Leave out every picture, then transcribe the rest of the listing exactly.

───── Stored data

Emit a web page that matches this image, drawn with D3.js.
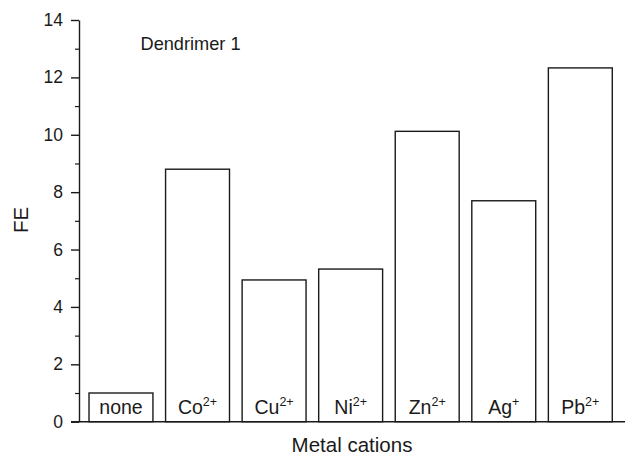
<!DOCTYPE html>
<html>
<head>
<meta charset="utf-8">
<script src="https://cdn.jsdelivr.net/npm/d3@7"></script>
<style>
  html, body { margin: 0; padding: 0; background: #fff; }
  svg { display: block; font-family: "Liberation Sans", Arial, sans-serif; }
</style>
</head>
<body>
<svg id="chart" width="625" height="454"></svg>
<script>
// Fluorescence enhancement (FE) of dendrimer 1 with different metal cations
const cations = ["none", "Co", "Cu", "Ni", "Zn", "Ag", "Pb"];
const charges = ["", "2+", "2+", "2+", "2+", "+", "2+"];
const feValues = [1.0, 8.8, 4.94, 5.32, 10.12, 7.7, 12.33];
const majorTicks = [0, 2, 4, 6, 8, 10, 12, 14];
const minorTicks = [1, 3, 5, 7, 9, 11, 13];

const svg = d3.select("#chart");
const ink = "#1a1a1a";

const y = d3.scaleLinear().domain([0, 14]).range([421.7, 20]);
const x = d3.scaleBand()
  .domain(cations)
  .range([82.7, 618.6])
  .paddingInner(0.165)
  .paddingOuter(0.0825);

const axisX = 79;

// Bars
svg.append("g")
  .selectAll("rect")
  .data(cations)
  .join("rect")
  .attr("x", d => x(d))
  .attr("width", x.bandwidth())
  .attr("y", (d, i) => y(feValues[i]))
  .attr("height", (d, i) => y(0) - y(feValues[i]))
  .attr("fill", "#fff")
  .attr("stroke", ink)
  .attr("stroke-width", 1.4);

// Labels inside bars, with the ion charge as superscript
const labels = svg.append("g")
  .selectAll("text")
  .data(cations)
  .join("text")
  .attr("x", d => x(d) + x.bandwidth() / 2)
  .attr("y", 414)
  .attr("text-anchor", "middle")
  .attr("font-size", 19.5)
  .attr("fill", ink);
labels.append("tspan").text(d => d);
labels.append("tspan")
  .attr("font-size", 12.5)
  .attr("dy", -8)
  .text((d, i) => charges[i]);

// Y axis: labelled major ticks and short minor ticks
const gy = svg.append("g")
  .attr("transform", `translate(${axisX},0)`)
  .call(d3.axisLeft(y).tickValues(majorTicks).tickSize(8).tickSizeOuter(0).tickPadding(8));
gy.select(".domain").attr("stroke", ink).attr("stroke-width", 1.4);
gy.selectAll(".tick line").attr("stroke", ink).attr("stroke-width", 1.4);
gy.selectAll(".tick text")
  .attr("font-size", 17.5)
  .attr("font-family", "Liberation Sans, Arial, sans-serif")
  .attr("fill", ink);

const gyMinor = svg.append("g")
  .attr("transform", `translate(${axisX},0)`)
  .call(d3.axisLeft(y).tickValues(minorTicks).tickSize(4).tickFormat(""));
gyMinor.select(".domain").remove();
gyMinor.selectAll(".tick line").attr("stroke", ink).attr("stroke-width", 1.2);

// Baseline along FE = 0
svg.append("line")
  .attr("x1", 71).attr("x2", 625)
  .attr("y1", y(0)).attr("y2", y(0))
  .attr("stroke", ink)
  .attr("stroke-width", 1.4);

// Axis titles and panel label
svg.append("text")
  .attr("x", 352).attr("y", 451.5)
  .attr("text-anchor", "middle")
  .attr("font-size", 20.5)
  .attr("fill", ink)
  .text("Metal cations");

svg.append("text")
  .attr("transform", "translate(27.5,220) rotate(-90)")
  .attr("text-anchor", "middle")
  .attr("font-size", 20.5)
  .attr("fill", ink)
  .text("FE");

svg.append("text")
  .attr("x", 140.5).attr("y", 50)
  .attr("font-size", 18.2)
  .attr("fill", ink)
  .text("Dendrimer 1");
</script>
</body>
</html>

──────────

[Output]
Emit a web page that matches this image, drawn with D3.js.
<!DOCTYPE html>
<html>
<head>
<meta charset="utf-8">
<script src="https://cdn.jsdelivr.net/npm/d3@7"></script>
<style>
  html, body { margin: 0; padding: 0; background: #fff; }
  svg { display: block; font-family: "Liberation Sans", Arial, sans-serif; }
</style>
</head>
<body>
<svg id="chart" width="625" height="454"></svg>
<script>
// Fluorescence enhancement (FE) of dendrimer 1 with different metal cations
const cations = ["none", "Co", "Cu", "Ni", "Zn", "Ag", "Pb"];
const charges = ["", "2+", "2+", "2+", "2+", "+", "2+"];
const feValues = [1.0, 8.8, 4.94, 5.32, 10.12, 7.7, 12.33];
const majorTicks = [0, 2, 4, 6, 8, 10, 12, 14];
const minorTicks = [1, 3, 5, 7, 9, 11, 13];

const svg = d3.select("#chart");
const ink = "#1a1a1a";

const y = d3.scaleLinear().domain([0, 14]).range([421.7, 20]);
const x = d3.scaleBand()
  .domain(cations)
  .range([82.7, 618.6])
  .paddingInner(0.165)
  .paddingOuter(0.0825);

const axisX = 79;

// Bars
svg.append("g")
  .selectAll("rect")
  .data(cations)
  .join("rect")
  .attr("x", d => x(d))
  .attr("width", x.bandwidth())
  .attr("y", (d, i) => y(feValues[i]))
  .attr("height", (d, i) => y(0) - y(feValues[i]))
  .attr("fill", "#fff")
  .attr("stroke", ink)
  .attr("stroke-width", 1.4);

// Labels inside bars, with the ion charge as superscript
const labels = svg.append("g")
  .selectAll("text")
  .data(cations)
  .join("text")
  .attr("x", d => x(d) + x.bandwidth() / 2)
  .attr("y", 414)
  .attr("text-anchor", "middle")
  .attr("font-size", 19.5)
  .attr("fill", ink);
labels.append("tspan").text(d => d);
labels.append("tspan")
  .attr("font-size", 12.5)
  .attr("dy", -8)
  .text((d, i) => charges[i]);

// Y axis: labelled major ticks and short minor ticks
const gy = svg.append("g")
  .attr("transform", `translate(${axisX},0)`)
  .call(d3.axisLeft(y).tickValues(majorTicks).tickSize(8).tickSizeOuter(0).tickPadding(8));
gy.select(".domain").attr("stroke", ink).attr("stroke-width", 1.4);
gy.selectAll(".tick line").attr("stroke", ink).attr("stroke-width", 1.4);
gy.selectAll(".tick text")
  .attr("font-size", 17.5)
  .attr("font-family", "Liberation Sans, Arial, sans-serif")
  .attr("fill", ink);

const gyMinor = svg.append("g")
  .attr("transform", `translate(${axisX},0)`)
  .call(d3.axisLeft(y).tickValues(minorTicks).tickSize(4).tickFormat(""));
gyMinor.select(".domain").remove();
gyMinor.selectAll(".tick line").attr("stroke", ink).attr("stroke-width", 1.2);

// Baseline along FE = 0
svg.append("line")
  .attr("x1", 71).attr("x2", 625)
  .attr("y1", y(0)).attr("y2", y(0))
  .attr("stroke", ink)
  .attr("stroke-width", 1.4);

// Axis titles and panel label
svg.append("text")
  .attr("x", 352).attr("y", 451.5)
  .attr("text-anchor", "middle")
  .attr("font-size", 20.5)
  .attr("fill", ink)
  .text("Metal cations");

svg.append("text")
  .attr("transform", "translate(27.5,220) rotate(-90)")
  .attr("text-anchor", "middle")
  .attr("font-size", 20.5)
  .attr("fill", ink)
  .text("FE");

svg.append("text")
  .attr("x", 140.5).attr("y", 50)
  .attr("font-size", 18.2)
  .attr("fill", ink)
  .text("Dendrimer 1");
</script>
</body>
</html>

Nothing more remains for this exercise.